To be done
Reproduce exactly, with no pictures, each line from the opening of the material down through the line containing "serif = 'Liberation Serif'".
[Start of Collected material]
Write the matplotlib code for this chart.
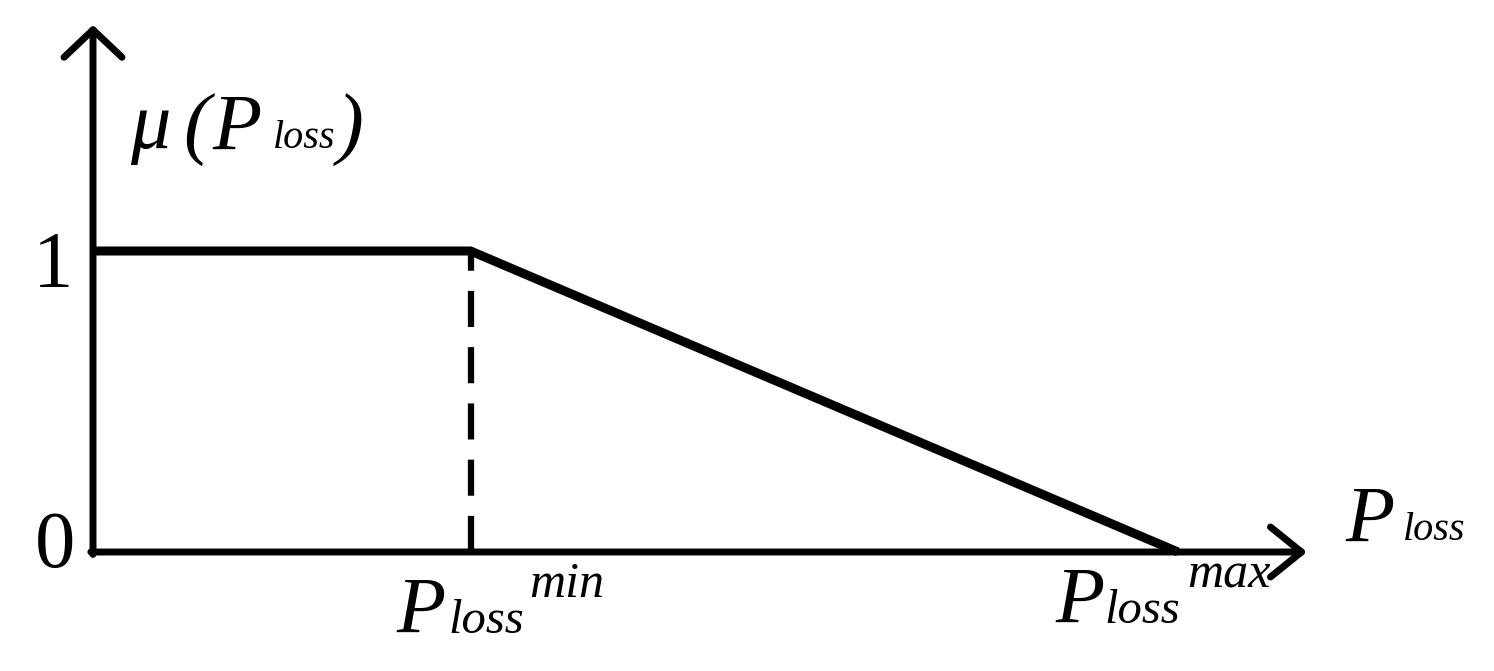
import matplotlib
matplotlib.use("Agg")
import matplotlib.pyplot as plt

# ---- data ----
p_min = 0.348          # P_loss^min (relative to P_loss^max)
p_max = 1.0            # P_loss^max
curve_x = [0.0, p_min, p_max]
curve_y = [1.0, 1.0, 0.0]
y_ticks = [0, 1]
y_tick_labels = ["0", "1"]

W, H = 1494, 671
plt.rcParams['lines.scale_dashes'] = False
fig = plt.figure(figsize=(W / 100, H / 100), dpi=100)
ax = fig.add_axes([0, 0, 1, 1])
ax.set_xlim(-93 / 1085, (W - 93) / 1085)
ax.set_ylim(-(H - 552) / 301, 552 / 301)
ax.axis('off')

# axes with open arrowheads
x_end = (1307 - 93) / 1085
y_end = (552 - 25) / 301
ax.annotate('', xy=(x_end, 0), xytext=(-0.002, 0),
            arrowprops=dict(arrowstyle='->,head_length=0.62,head_width=0.5',
                            lw=5, color='black', shrinkA=0, shrinkB=0,
                            mutation_scale=36))
ax.annotate('', xy=(0, y_end), xytext=(0, -0.008),
            arrowprops=dict(arrowstyle='->,head_length=0.55,head_width=0.58',
                            lw=5, color='black', shrinkA=0, shrinkB=0,
                            mutation_scale=36))

# membership function
ax.plot(curve_x, curve_y, color='black', lw=6.5, solid_capstyle='butt',
        solid_joinstyle='miter')
# dashed guide at P_min
ax.plot([p_min, p_min], [0, 1], color='black', lw=4.5,
        linestyle=(0, (26, 14.5)))

serif = 'Liberation Serif'

def ptext(px, py, s, size, italic=True):
    fig.text(px / W, 1 - py / H, s, fontsize=size, family=serif,
             style='italic' if italic else 'normal', ha='left', va='baseline',
             color='black')

# y tick labels
ptext(33, 287, y_tick_labels[1], 58, italic=False)
ptext(35, 567, y_tick_labels[0], 58, italic=False)

# y axis label  mu(P_loss)
ptext(130, 148, "\u03bc", 58)
ptext(183, 150, "(", 58)
ptext(212, 150, "P", 58)
ptext(273, 148, "loss", 29)
ptext(337, 150, ")", 58)

# x axis label P_loss
ptext(1345, 542, "P", 58)
ptext(1403, 540, "loss", 29)

# P_loss^min
ptext(396, 633, "P", 58)
ptext(448, 633, "loss", 35)
ptext(529, 597, "min", 36)

# P_loss^max
ptext(1055, 623, "P", 58)
ptext(1104, 623, "loss", 35)
ptext(1187, 588, "max", 36)

fig.savefig("out.png", dpi=100, facecolor='white')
[End of Collected material]
Result below
Write the matplotlib code for this chart.
import matplotlib
matplotlib.use("Agg")
import matplotlib.pyplot as plt

# ---- data ----
p_min = 0.348          # P_loss^min (relative to P_loss^max)
p_max = 1.0            # P_loss^max
curve_x = [0.0, p_min, p_max]
curve_y = [1.0, 1.0, 0.0]
y_ticks = [0, 1]
y_tick_labels = ["0", "1"]

W, H = 1494, 671
plt.rcParams['lines.scale_dashes'] = False
fig = plt.figure(figsize=(W / 100, H / 100), dpi=100)
ax = fig.add_axes([0, 0, 1, 1])
ax.set_xlim(-93 / 1085, (W - 93) / 1085)
ax.set_ylim(-(H - 552) / 301, 552 / 301)
ax.axis('off')

# axes with open arrowheads
x_end = (1307 - 93) / 1085
y_end = (552 - 25) / 301
ax.annotate('', xy=(x_end, 0), xytext=(-0.002, 0),
            arrowprops=dict(arrowstyle='->,head_length=0.62,head_width=0.5',
                            lw=5, color='black', shrinkA=0, shrinkB=0,
                            mutation_scale=36))
ax.annotate('', xy=(0, y_end), xytext=(0, -0.008),
            arrowprops=dict(arrowstyle='->,head_length=0.55,head_width=0.58',
                            lw=5, color='black', shrinkA=0, shrinkB=0,
                            mutation_scale=36))

# membership function
ax.plot(curve_x, curve_y, color='black', lw=6.5, solid_capstyle='butt',
        solid_joinstyle='miter')
# dashed guide at P_min
ax.plot([p_min, p_min], [0, 1], color='black', lw=4.5,
        linestyle=(0, (26, 14.5)))

serif = 'Liberation Serif'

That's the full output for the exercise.